Dipoto remade his bullpen over the winter, most notably trading away closer RHP Carson Smith (to the Red Sox for Wade Miley) and setup man RHP Danny Farquhar (to the Rays in the Karns deal). He filled in the gaps with some free agents and minor trades. Most notably, he dropped two years and $10M on ex-Marlins closer Steve Cishek, who was a reclamation project this offseason. Here are the bullpen.

2016 Stats to Date 2016 ZiPS
RHP Steve Cishek
5 IP, 2 H, 1 R, 1 ER, 1 BB, 5 K 3.50 ERA (3.14 FIP), 23.8 K%, 8.7 BB%
RHP Joaquin Benoit
2 IP, 0 H, 0 R, 0 ER, 3 BB, 3 K 3.28 ERA (3.73 FIP), 23.9 K%, 8.3 BB%
RHP Tony Zych
6 IP, 4 H, 3 R, 3 ER, 2 BB, 10 K 3.51 ERA (3.23 FIP), 23.4 K%, 5.4 BB%
RHP Nick Vincent
5 IP, 2 H, 1 R, 1 ER, 1 BB, 4 K 3.22 ERA (3.07 FIP), 26.8 K%, 7.5 BB%
RHP Joel Peralta
4 IP, 2 H, 2 R, 2 ER, 1 BB, 3 K 3.82 ERA (3.46 FIP), 24.0 K%, 6.0 BB%
LHP Mike Montgomery
5 IP, 6 H, 4 R, 4 ER, 2 BB, 6 K 4.63 ERA (4.43 FIP), 15.9 K%, 8.8 BB%
LHP Vidal Nuno
3 IP, 3 H, 1 R, 1 ER, 0 BB, 3 K 4.56 ERA (4.42 FIP), 19.2 K%, 5.9 BB%

The Mariners have yet to record a save this season. They’ve blown some saves, but they haven’t gotten a save yet. Cishek is the closer for the time being with Benoit setting him up. Zych is the young hard-throwing stud who everyone expects to be the future closer.

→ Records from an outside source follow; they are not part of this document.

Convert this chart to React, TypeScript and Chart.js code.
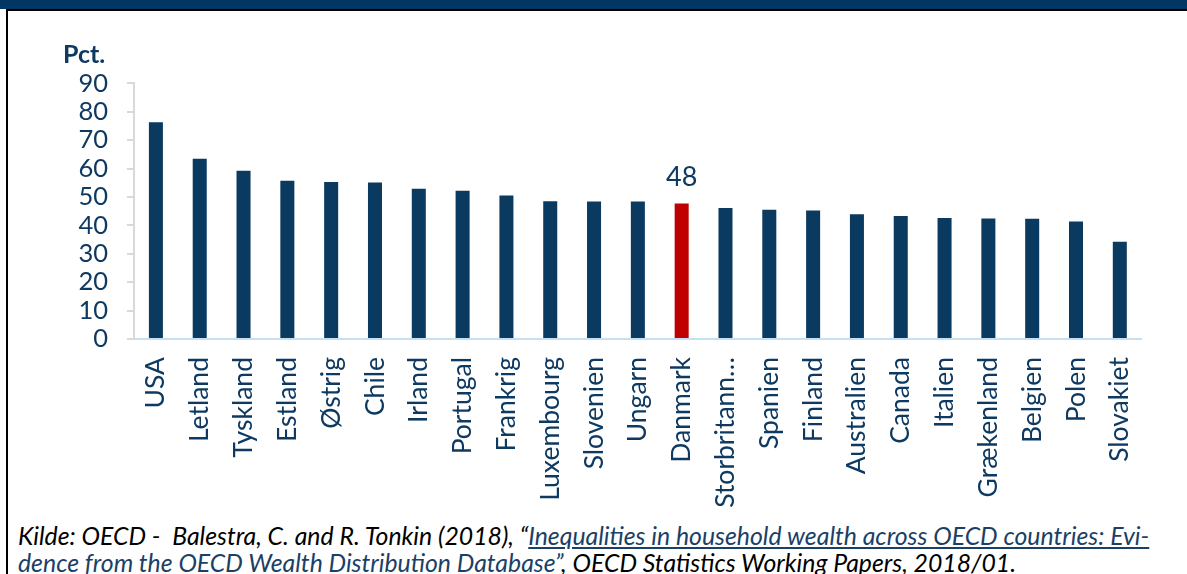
import React, { useEffect, useRef } from "react";
import { Chart, registerables } from "chart.js";

Chart.register(...registerables);

const categories = [
  "USA", "Letland", "Tyskland", "Estland", "Østrig", "Chile", "Irland", "Portugal",
  "Frankrig", "Luxembourg", "Slovenien", "Ungarn", "Danmark", "Storbritannien",
  "Spanien", "Finland", "Australien", "Canada", "Italien", "Grækenland", "Belgien",
  "Polen", "Slovakiet",
];
const values = [
  76.3, 63.4, 59.2, 55.7, 55.3, 55.1, 52.9, 52.2,
  50.5, 48.5, 48.4, 48.4, 47.7, 46.1,
  45.5, 45.2, 43.9, 43.3, 42.6, 42.4, 42.3,
  41.4, 34.2,
];
const highlightCategory = "Danmark";
const yMin = 0;
const yMax = 90;
const yStep = 10;
const yTitle = "Pct.";

const NAVY = "#0a3a5f";
const TEXT = "#0e3a62";
const RED = "#c00000";

const valueLabelPlugin = {
  id: "valueLabel",
  afterDatasetsDraw(chart: any) {
    const idx = categories.indexOf(highlightCategory);
    if (idx < 0) return;
    const meta = chart.getDatasetMeta(0);
    const el = meta.data[idx];
    if (!el) return;
    const ctx = chart.ctx;
    ctx.save();
    ctx.font = "27px Lato";
    ctx.fillStyle = TEXT;
    ctx.textAlign = "center";
    ctx.textBaseline = "alphabetic";
    ctx.fillText(String(Math.round(values[idx])), el.x, el.y - 17);
    ctx.restore();
  },
};

export default function App() {
  const ref = useRef<HTMLCanvasElement | null>(null);

  useEffect(() => {
    if (!ref.current) return;
    const colors = categories.map((c) => (c === highlightCategory ? RED : NAVY));
    const chart = new Chart(ref.current, {
      type: "bar",
      data: {
        labels: categories,
        datasets: [
          {
            data: values,
            backgroundColor: colors,
            borderWidth: 0,
            barPercentage: 0.32,
            categoryPercentage: 1,
          },
        ],
      },
      options: {
        animation: false,
        responsive: false,
        devicePixelRatio: 1,
        layout: { padding: { top: 0, right: 18, left: 0, bottom: 0 } },
        plugins: {
          legend: { display: false },
          tooltip: { enabled: false },
        },
        scales: {
          x: {
            afterFit(scale: any) {
              scale.height = 181;
            },
            grid: { display: true, drawOnChartArea: false, drawTicks: false },
            border: { display: true, color: "#c5dff3", width: 2 },
            ticks: {
              autoSkip: false,
              maxRotation: 90,
              minRotation: 90,
              padding: 18,
              color: TEXT,
              font: { family: "Lato", size: 26.5 },
              callback(_v: any, i: number) {
                const l = categories[i];
                return l.length > 12 ? l.slice(0, 11) + "…" : l;
              },
            },
          },
          y: {
            min: yMin,
            max: yMax,
            afterFit(scale: any) {
              scale.width = 124;
            },
            grid: {
              display: true,
              drawOnChartArea: false,
              drawTicks: true,
              tickLength: 7,
              color: "#d9d9d9",
              lineWidth: 2,
            },
            border: { display: true, color: "#d9d9d9", width: 2 },
            ticks: {
              stepSize: yStep,
              autoSkip: false,
              padding: 19,
              color: TEXT,
              font: { family: "Lato", size: 25.5 },
            },
          },
        },
      },
      plugins: [valueLabelPlugin],
    });
    return () => chart.destroy();
  }, []);

  return (
    <div
      style={{
        position: "fixed",
        left: 0,
        top: 0,
        width: 1187,
        height: 574,
        overflow: "hidden",
        background: "#ffffff",
      }}
    >
      <div style={{ position: "absolute", left: 0, top: 0, width: 1187, height: 9, background: "#003764" }} />
      <div
        style={{
          position: "absolute",
          left: 6,
          top: 9,
          width: 1300,
          height: 700,
          borderLeft: "2px solid #000",
          borderTop: "2px solid #000",
        }}
      />
      <canvas
        ref={ref}
        width={1160}
        height={471}
        style={{ position: "absolute", left: 10, top: 49, width: 1160, height: 471 }}
      />
      <div
        style={{
          position: "absolute",
          left: 63,
          top: 38,
          fontFamily: "Lato",
          fontWeight: 700,
          fontSize: 25,
          color: TEXT,
          lineHeight: "30px",
        }}
      >
        {yTitle}
      </div>
      <div
        style={{
          position: "absolute",
          left: 18,
          top: 522,
          fontFamily: "Lato",
          fontStyle: "italic",
          fontSize: 24.8,
          lineHeight: "27px",
          color: "#000",
          whiteSpace: "nowrap",
        }}
      >
        <div>
          Kilde: OECD -&nbsp; Balestra, C. and R. Tonkin (2018), “
          <span style={{ color: "#1b3f66", textDecoration: "underline" }}>
            Inequalities in household wealth across OECD countries: Evi-
          </span>
        </div>
        <div>
          <span style={{ color: "#1b3f66", textDecoration: "underline" }}>
            dence from the OECD Wealth Distribution Database”
          </span>
          , OECD Statistics Working Papers, 2018/01.
        </div>
      </div>
    </div>
  );
}
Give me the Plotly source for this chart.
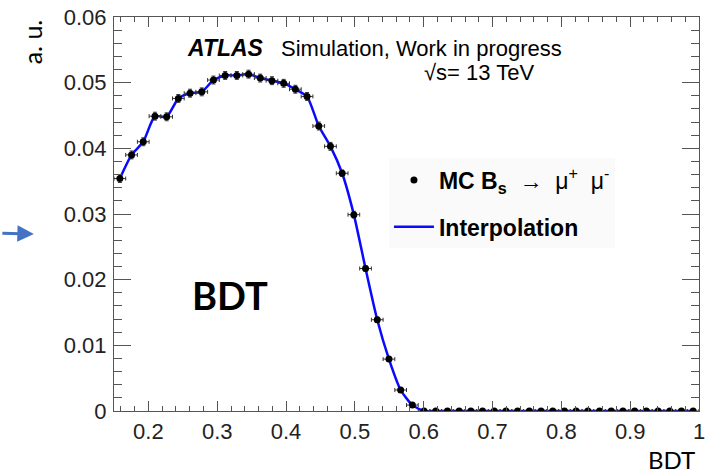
import plotly.graph_objects as go

# BDT bin centres (50 bins of width 0.017 between 0.15 and 1.0)
bdt = [0.1585, 0.1755, 0.1925, 0.2095, 0.2265, 0.2435, 0.2605, 0.2775, 0.2945, 0.3115,
       0.3285, 0.3455, 0.3625, 0.3795, 0.3965, 0.4135, 0.4305, 0.4475, 0.4645, 0.4815,
       0.4985, 0.5155, 0.5325, 0.5495, 0.5665, 0.5835, 0.6005, 0.6175, 0.6345, 0.6515,
       0.6685, 0.6855, 0.7025, 0.7195, 0.7365, 0.7535, 0.7705, 0.7875, 0.8045, 0.8215,
       0.8385, 0.8555, 0.8725, 0.8895, 0.9065, 0.9235, 0.9405, 0.9575, 0.9745, 0.9915]

# normalised MC Bs -> mu mu yield per bin (a. u.)
mc_yield = [0.0354, 0.0390, 0.0410, 0.0449, 0.0448, 0.0476, 0.0484, 0.0486, 0.0504, 0.0511,
            0.0511, 0.0513, 0.0507, 0.0503, 0.0499, 0.0490, 0.0479, 0.0434, 0.0403, 0.0362,
            0.0299, 0.0217, 0.0139, 0.0079, 0.0032, 0.0009, 0.0, 0.0, 0.0, 0.0,
            0.0, 0.0, 0.0, 0.0, 0.0, 0.0, 0.0, 0.0, 0.0, 0.0,
            0.0, 0.0, 0.0, 0.0, 0.0, 0.0, 0.0, 0.0, 0.0, 0.0]

# statistical uncertainty per bin
mc_err = [0.0006, 0.0006, 0.0006, 0.0006, 0.0006, 0.0006, 0.0006, 0.0006, 0.0006, 0.0006,
          0.0006, 0.0006, 0.0006, 0.0006, 0.0006, 0.0006, 0.0006, 0.0006, 0.0006, 0.0005,
          0.0005, 0.0004, 0.0004, 0.0003, 0.0002, 0.0001, 0.0, 0.0, 0.0, 0.0,
          0.0, 0.0, 0.0, 0.0, 0.0, 0.0, 0.0, 0.0, 0.0, 0.0,
          0.0, 0.0, 0.0, 0.0, 0.0, 0.0, 0.0, 0.0, 0.0, 0.0]

half_bin = 0.0085

x_ticks = [0.2, 0.3, 0.4, 0.5, 0.6, 0.7, 0.8, 0.9, 1.0]
x_labels = ["0.2", "0.3", "0.4", "0.5", "0.6", "0.7", "0.8", "0.9", "1"]
y_ticks = [0, 0.01, 0.02, 0.03, 0.04, 0.05, 0.06]
y_labels = ["0", "0.01", "0.02", "0.03", "0.04", "0.05", "0.06"]

ROOT_FONT = "Liberation Sans, Arial, Helvetica, sans-serif"
SLIDE_FONT = "Lato, Open Sans, sans-serif"

fig = go.Figure()

# smooth interpolation through the MC points
fig.add_trace(go.Scatter(
    x=bdt, y=mc_yield, mode="lines",
    line=dict(color="#0a0aff", width=2.5, shape="spline", smoothing=0.6),
    name="<b>Interpolation</b>", legendgroup="interp", legendrank=2,
))

# MC points with bin-width and statistical error bars
fig.add_trace(go.Scatter(
    x=bdt, y=mc_yield, mode="markers",
    marker=dict(color="black", size=7),
    error_x=dict(type="constant", value=half_bin, color="#333333", thickness=1, width=2),
    error_y=dict(type="data", array=mc_err, color="#333333", thickness=1, width=2),
    name="<b>MC B<sub>s</sub></b>  →  μ<sup>+</sup>  μ<sup>-</sup>",
    legendgroup="mc", legendrank=1,
))

axis_common = dict(
    showline=True, linecolor="#555555", linewidth=1, mirror="allticks",
    ticks="inside", tickcolor="#555555", tickwidth=1,
    showgrid=False, zeroline=False,
    tickfont=dict(family=ROOT_FONT, size=22, color="#222222"),
    ticklabeloverflow="allow",
)

fig.update_xaxes(
    range=[0.15, 1.0], tickvals=x_ticks, ticktext=x_labels, ticklen=10,
    minor=dict(ticks="inside", dtick=0.02, tick0=0.2, ticklen=5,
               tickcolor="#555555", tickwidth=1, showgrid=False),
    ticklabelstandoff=1,
    **axis_common,
)
fig.update_yaxes(
    range=[0, 0.06], tickvals=y_ticks, ticktext=y_labels, ticklen=17,
    minor=dict(ticks="inside", dtick=0.002, tick0=0, ticklen=8,
               tickcolor="#555555", tickwidth=1, showgrid=False),
    ticklabelstandoff=2,
    **axis_common,
)

annotations = [
    dict(text="<b><i>ATLAS</i></b>", x=0.1218, y=0.921, xanchor="left", yanchor="middle",
         font=dict(family=ROOT_FONT, size=23, color="black")),
    dict(text="Simulation, Work in progress", x=0.2826, y=0.921, xanchor="left", yanchor="middle",
         font=dict(family=ROOT_FONT, size=22, color="black")),
    dict(text="√s= 13 TeV", x=0.526, y=0.859, xanchor="left", yanchor="middle",
         font=dict(family=ROOT_FONT, size=22, color="black")),
    dict(text="<b>BDT</b>", x=0.198, y=0.2955, xanchor="center", yanchor="middle",
         font=dict(family=SLIDE_FONT, size=38, color="black")),
    dict(text="BDT", x=0.953, y=-0.124, xanchor="center", yanchor="middle",
         font=dict(family=SLIDE_FONT, size=24, color="black")),
    dict(text="a. u.", x=-0.141, y=0.937, xanchor="center", yanchor="middle", textangle=-90,
         font=dict(family=SLIDE_FONT, size=25, color="black")),
    # pointer arrow on the left
    dict(text="", x=-0.137, y=0.449, ax=-33, ay=-1, axref="pixel", ayref="pixel",
         showarrow=True, arrowhead=2, arrowsize=1.1, arrowwidth=3, arrowcolor="#4472c4"),
]
for a in annotations:
    a.setdefault("xref", "paper")
    a.setdefault("yref", "paper")
    a.setdefault("showarrow", False)

fig.update_layout(
    width=710, height=475,
    margin=dict(l=114, r=5, t=15, b=64),
    paper_bgcolor="white", plot_bgcolor="white",
    annotations=annotations,
    showlegend=True,
    legend=dict(
        x=0.470, y=0.641, xanchor="left", yanchor="top",
        bgcolor="#fafafa", borderwidth=0,
        font=dict(family=ROOT_FONT, size=23, color="black"),
        tracegroupgap=14, traceorder="grouped", itemwidth=40,
    ),
)

fig.write_html("out.html")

Neither Montgomery nor Nuno are a true left-on-left matchup guy. They’re both former starters who have been used as long men in the early going. Peralta spent all those years with the Rays, though his days of being an effective late-inning reliever are over. He turned 40 in March and gets by on guts and guile these days.

The Mariners had an off-day yesterday because they were traveling east from Seattle, so their bullpen is pretty fresh. Outside of Zych, there’s not much “wow” factor in this bullpen. Check out the status of Joe Girardi‘s bullpen at our Bullpen Workload page. The ‘pen is in good shape heading into the series.